DATA EXTRACT »
******

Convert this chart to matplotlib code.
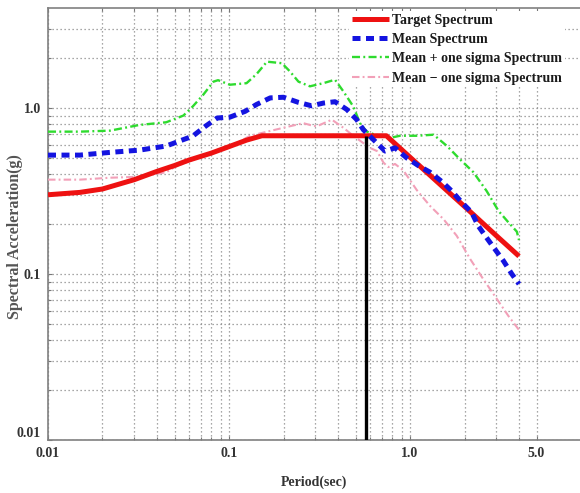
import matplotlib
matplotlib.use("Agg")
import matplotlib.pyplot as plt
from matplotlib.ticker import FixedLocator, FixedFormatter, NullFormatter

# ---------------- data ----------------
target_T = [0.01, 0.015, 0.02, 0.03, 0.04, 0.05, 0.06, 0.08, 0.10, 0.125, 0.152,
            0.74, 1.0, 2.0, 3.0, 4.0]
target_Sa = [0.30, 0.31, 0.325, 0.37, 0.415, 0.45, 0.485, 0.535, 0.585, 0.64, 0.68,
             0.68, 0.505, 0.255, 0.17, 0.128]

mean_T = [0.010, 0.015, 0.022, 0.032, 0.045, 0.056, 0.063, 0.074, 0.086, 0.101,
          0.123, 0.142, 0.169, 0.200, 0.242, 0.286, 0.332, 0.385, 0.447, 0.508,
          0.552, 0.627, 0.728, 0.826, 0.959, 1.11, 1.29, 1.50, 1.70, 1.93,
          2.19, 2.38, 2.60, 2.89, 3.28, 3.65, 4.0]
mean_Sa = [0.52, 0.52, 0.54, 0.557, 0.59, 0.645, 0.676, 0.775, 0.87, 0.88,
           0.955, 1.05, 1.15, 1.16, 1.08, 1.03, 1.07, 1.09, 0.98, 0.85,
           0.74, 0.645, 0.55, 0.575, 0.50, 0.45, 0.41, 0.36, 0.316, 0.27,
           0.235, 0.195, 0.17, 0.145, 0.12, 0.10, 0.087]

plus_T = [0.010, 0.015, 0.022, 0.032, 0.045, 0.056, 0.063, 0.072, 0.082, 0.087,
          0.101, 0.125, 0.142, 0.162, 0.196, 0.217, 0.242, 0.280, 0.332, 0.385,
          0.428, 0.486, 0.529, 0.577, 0.64, 0.775, 0.88, 1.09, 1.35, 1.60,
          1.89, 2.24, 2.65, 3.08, 3.49, 3.89, 4.0]
plus_Sa = [0.72, 0.72, 0.73, 0.79, 0.82, 0.90, 1.02, 1.20, 1.44, 1.47,
           1.38, 1.41, 1.60, 1.90, 1.86, 1.66, 1.44, 1.35, 1.41, 1.48,
           1.26, 1.02, 0.81, 0.72, 0.69, 0.66, 0.68, 0.68, 0.69, 0.59,
           0.49, 0.41, 0.316, 0.24, 0.205, 0.18, 0.16]

minus_T = [0.010, 0.015, 0.022, 0.032, 0.045, 0.05, 0.07, 0.097, 0.131, 0.20,
           0.257, 0.28, 0.305, 0.37, 0.428, 0.486, 0.60, 0.657, 0.712, 0.757,
           0.826, 0.92, 1.09, 1.29, 1.53, 1.81, 2.15, 2.54, 3.01, 3.49, 4.0]
minus_Sa = [0.37, 0.37, 0.38, 0.385, 0.41, 0.44, 0.51, 0.57, 0.68, 0.76,
            0.81, 0.79, 0.775, 0.85, 0.76, 0.68, 0.575, 0.55, 0.47, 0.44,
            0.46, 0.42, 0.32, 0.257, 0.214, 0.17, 0.123, 0.093, 0.071, 0.056, 0.046]

marker_T = 0.57
marker_Sa = [0.01, 0.68]

x_major = [0.01, 0.1, 1.0, 5.0]
x_major_labels = ["0.01", "0.1", "1.0", "5.0"]
x_minor = [0.02, 0.03, 0.04, 0.05, 0.06, 0.07, 0.08, 0.09,
           0.2, 0.3, 0.4, 0.5, 0.6, 0.7, 0.8, 0.9, 2, 3, 4]
y_major = [0.01, 0.1, 1.0]
y_major_labels = ["0.01", "0.1", "1.0"]
y_minor = [0.02, 0.03, 0.04, 0.05, 0.06, 0.07, 0.08, 0.09,
           0.2, 0.3, 0.4, 0.5, 0.6, 0.7, 0.8, 0.9, 2, 3]

labels = ["Target Spectrum", "Mean Spectrum",
          "Mean + one sigma Spectrum", "Mean \u2212 one sigma Spectrum"]

# ---------------- figure ----------------
plt.rcParams['font.family'] = ['Liberation Serif', 'DejaVu Serif']
fig = plt.figure(figsize=(5.8, 4.93), dpi=100)
ax = fig.add_axes([48/580, 53/493, 1 - 48/580, (440-8)/493])

ax.set_xscale('log')
ax.set_yscale('log')
ax.set_xlim(0.01, 8.69)
ax.set_ylim(0.01, 4.0)

grid_kw = dict(color='#8a8a8a', linestyle=(0, (1, 2.2)), linewidth=0.9)
ax.xaxis.set_major_locator(FixedLocator(x_major))
ax.xaxis.set_major_formatter(FixedFormatter(x_major_labels))
ax.xaxis.set_minor_locator(FixedLocator(x_minor))
ax.xaxis.set_minor_formatter(NullFormatter())
ax.yaxis.set_major_locator(FixedLocator(y_major))
ax.yaxis.set_major_formatter(FixedFormatter(y_major_labels))
ax.yaxis.set_minor_locator(FixedLocator(y_minor))
ax.yaxis.set_minor_formatter(NullFormatter())
ax.grid(True, which='both', **grid_kw)
ax.set_axisbelow(True)

ax.tick_params(which='both', direction='in', top=True, right=False,
               color='#777777', width=0.8)
ax.tick_params(which='major', length=3, labelsize=10, labelcolor='#333333')
ax.tick_params(axis='x', which='major', pad=5)
ax.tick_params(axis='y', which='major', pad=5)
ax.tick_params(which='minor', length=2)
for lab in ax.get_xticklabels() + ax.get_yticklabels():
    lab.set_fontweight('bold')
# y-axis "0.01" sits a little above the corner, as in the reference
ax.get_yticklabels()[0].set_verticalalignment('bottom')

for s in ['left', 'bottom', 'top']:
    ax.spines[s].set_color('#808080')
    ax.spines[s].set_linewidth(1.2)
ax.spines['right'].set_visible(False)

l1, = ax.plot(target_T, target_Sa, color='#ee1111', lw=3.6, solid_capstyle='butt',
              label=labels[0], zorder=4)
l2, = ax.plot(mean_T, mean_Sa, color='#1414e0', lw=3.6, linestyle=(0, (1.6, 1.1)),
              dash_capstyle='butt', label=labels[1], zorder=5)
l3, = ax.plot(plus_T, plus_Sa, color='#2edb2e', lw=1.7, linestyle=(0, (3.4, 1.4, 0.8, 1.4)),
              label=labels[2], zorder=3)
l4, = ax.plot(minus_T, minus_Sa, color='#f2a0b8', lw=1.5, linestyle=(0, (3.6, 1.5, 0.9, 1.5)),
              label=labels[3], zorder=3)
ax.plot([marker_T, marker_T], marker_Sa, color='black', lw=2.4, zorder=6,
        solid_capstyle='butt')

leg = ax.legend(handles=[l1, l2, l3, l4], loc='upper left',
                bbox_to_anchor=(349/580, 1 - 11/493), bbox_transform=fig.transFigure,
                frameon=True, fancybox=False, edgecolor='none', facecolor='white',
                framealpha=1.0, prop={'weight': 'bold', 'size': 10},
                handlelength=2.7, handletextpad=0.2, labelspacing=0.45,
                borderpad=0.2, borderaxespad=0.0)
for t in leg.get_texts():
    t.set_color('#1a1a1a')

ax.set_xlabel("Period(sec)", fontsize=10, fontweight='bold', color='#333333')
ax.xaxis.set_label_coords(0.5, -36/432)
ax.set_ylabel("Spectral Acceleration(g)", fontsize=11.5, fontweight='bold', color='#555555')
ax.yaxis.set_label_coords(-25/532, 0.472)

fig.savefig("out.png", dpi=100)
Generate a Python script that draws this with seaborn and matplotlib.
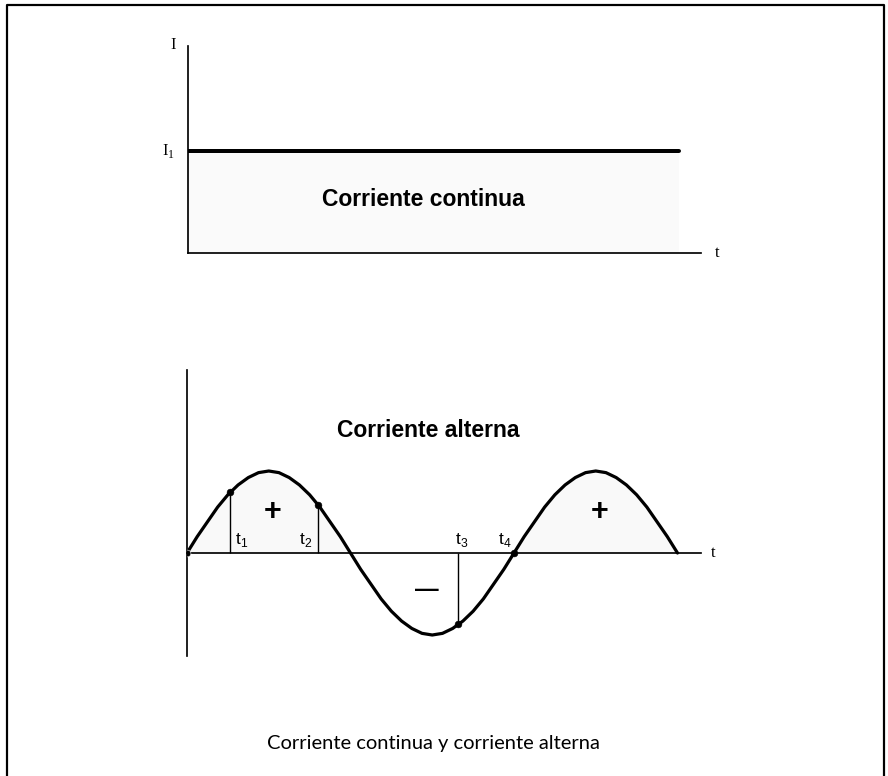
import numpy as np
import seaborn as sns
import matplotlib.pyplot as plt
from matplotlib.lines import Line2D

# direct current: constant level I1 over 1.5 periods
dc_time = [0.0, 1.5]
dc_level = [1.0, 1.0]

# alternating current, every 1/32 period (amplitude = 1)
ac_value = [
    0.00, 0.20, 0.38, 0.56, 0.71, 0.83, 0.92, 0.98, 1.00, 0.98, 0.92, 0.83,
    0.71, 0.56, 0.38, 0.20, 0.00, -0.20, -0.38, -0.56, -0.71, -0.83, -0.92,
    -0.98, -1.00, -0.98, -0.92, -0.83, -0.71, -0.56, -0.38, -0.20, 0.00,
    0.20, 0.38, 0.56, 0.71, 0.83, 0.92, 0.98, 1.00, 0.98, 0.92, 0.83, 0.71,
    0.56, 0.38, 0.20, 0.00,
]
ac_time = np.linspace(0, 1.5, len(ac_value))

# marked instants (in periods) and the current at each
mark_labels = ["t1", "t2", "t3", "t4"]
mark_time = [0.13, 0.40, 0.83, 1.00]
mark_value = [0.74, 0.59, -0.87, 0.00]
mark_drop = [True, True, True, False]  # vertical line down/up to the axis
label_shift = [12, -12, 3, -9]  # px, label beside the line

W, H = 888, 776
fig = plt.figure(figsize=(W / 100, H / 100), dpi=100)
sns.set_style("white")
plt.rcParams["text.color"] = "black"

PX = 72 / 100  # points per pixel


def px_axes(x0, x1, ytop, ybot):
    return fig.add_axes([x0 / W, 1 - ybot / H, (x1 - x0) / W, (ybot - ytop) / H])


def clean(ax):
    for s in ["top", "right"]:
        ax.spines[s].set_visible(False)
    for s in ["left", "bottom"]:
        ax.spines[s].set_color("black")
        ax.spines[s].set_linewidth(1.7 * PX)
    ax.set_xticks([])
    ax.set_yticks([])
    ax.set(xlabel="", ylabel="")
    ax.patch.set_alpha(0)


serif = "Liberation Serif"
sans = "Liberation Sans"

# ---- top: corriente continua ----
ax1 = px_axes(188, 701, 46, 253)
ax1.set_xlim(0, 513 / 327)
ax1.set_ylim(0, 207 / 102)
ax1.fill_between(dc_time, 0, dc_level, color="#fafafa", lw=0)
sns.lineplot(x=dc_time, y=dc_level, ax=ax1, color="black", linewidth=4 * PX)
clean(ax1)
ax1.text(-15 / 513, 1.005, "I", transform=ax1.transAxes, family=serif,
         fontsize=12, ha="center", va="center", color="black")
ax1.text(-20 / 513, 1.0, r"I$_\mathregular{1}$", transform=ax1.get_yaxis_transform(),
         family=serif, fontsize=12, ha="center", va="center", color="black")
ax1.text(529 / 513, 0, "t", transform=ax1.transAxes, family=serif,
         fontsize=12, ha="center", va="center", color="black")
ax1.text(0.72, 0.52, "Corriente continua", family=sans, fontweight="bold",
         fontsize=16.5, ha="center", va="center", color="black")

# ---- bottom: corriente alterna ----
ax2 = px_axes(187, 701, 370, 656)
ax2.set_xlim(0, 514 / 327)
ax2.set_ylim(-103 / 82, 183 / 82)
pos = np.clip(ac_value, 0, None)
ax2.fill_between(ac_time, 0, pos, color="#f9f9f9", lw=0)
sns.lineplot(x=ac_time, y=ac_value, ax=ax2, color="black", linewidth=3.2 * PX)
clean(ax2)
ax2.spines["bottom"].set_position(("data", 0))

for lab, t, v, drop, dx in zip(mark_labels, mark_time, mark_value,
                               mark_drop, label_shift):
    if drop:
        ax2.vlines(t, min(0, v), max(0, v), color="black", linewidth=1.4 * PX)
    ax2.annotate(r"t$_\mathregular{%s}$" % lab[1], xy=(t, 0),
                 xytext=(dx * PX, 13 * PX), textcoords="offset points",
                 family=sans, fontsize=12.5, ha="center", va="center",
                 color="black")
sns.scatterplot(x=mark_time, y=mark_value, ax=ax2, color="black", s=24,
                edgecolor="black", zorder=5)
sns.scatterplot(x=[0.0], y=[0.0], ax=ax2, color="black", s=24, zorder=5)
ax2.set(xlabel="", ylabel="")

ax2.text(526 / 514, 0, "t", transform=ax2.get_yaxis_transform(), family=serif,
         fontsize=12, ha="center", va="center", color="black")
ax2.text(0.737, 1.49, "Corriente alterna", family=sans, fontweight="bold",
         fontsize=16.5, ha="center", va="center", color="black")
for x in [0.263, 1.263]:
    ax2.text(x, 0.50, "+", family=sans, fontweight="bold", fontsize=22,
             ha="center", va="center", color="black")
ax2.text(0.734, -0.45, "\u2014", family=sans, fontweight="bold", fontsize=17,
         ha="center", va="center", color="black")

# caption and outer frame
fig.text(433 / W, 1 - 743 / H, "Corriente continua y corriente alterna",
         family="Lato", fontsize=14.5, ha="center", va="center", color="black")
fx = [7 / W, 7 / W, 884 / W, 884 / W]
fy = [-0.01, 1 - 5 / H, 1 - 5 / H, -0.01]
fig.add_artist(Line2D(fx, fy, color="black", linewidth=2.2 * PX,
                      transform=fig.transFigure))

fig.savefig("out.png", dpi=100)
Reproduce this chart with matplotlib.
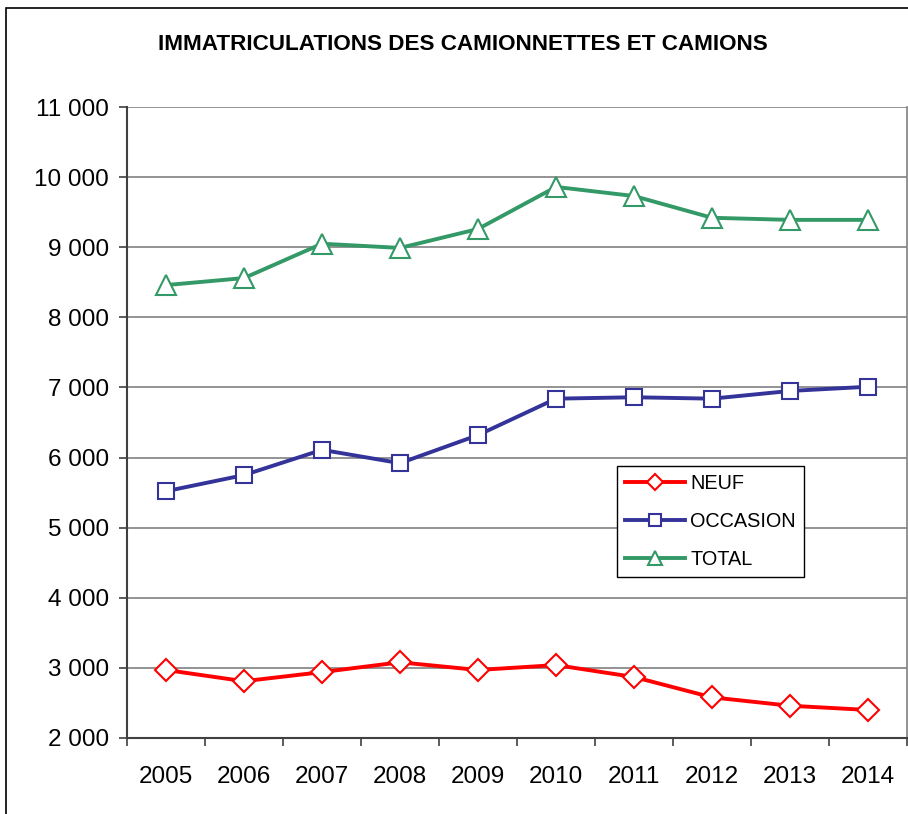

******

SET PROBLEM »
Give back only the lines from the one holding "Generate a Python" through the one holding "dc_level = [1.0, 1.0]", both kept, exactly as written. Omit the images.

REPLY »
Generate a Python script that draws this with seaborn and matplotlib.
import numpy as np
import seaborn as sns
import matplotlib.pyplot as plt
from matplotlib.lines import Line2D

# direct current: constant level I1 over 1.5 periods
dc_time = [0.0, 1.5]
dc_level = [1.0, 1.0]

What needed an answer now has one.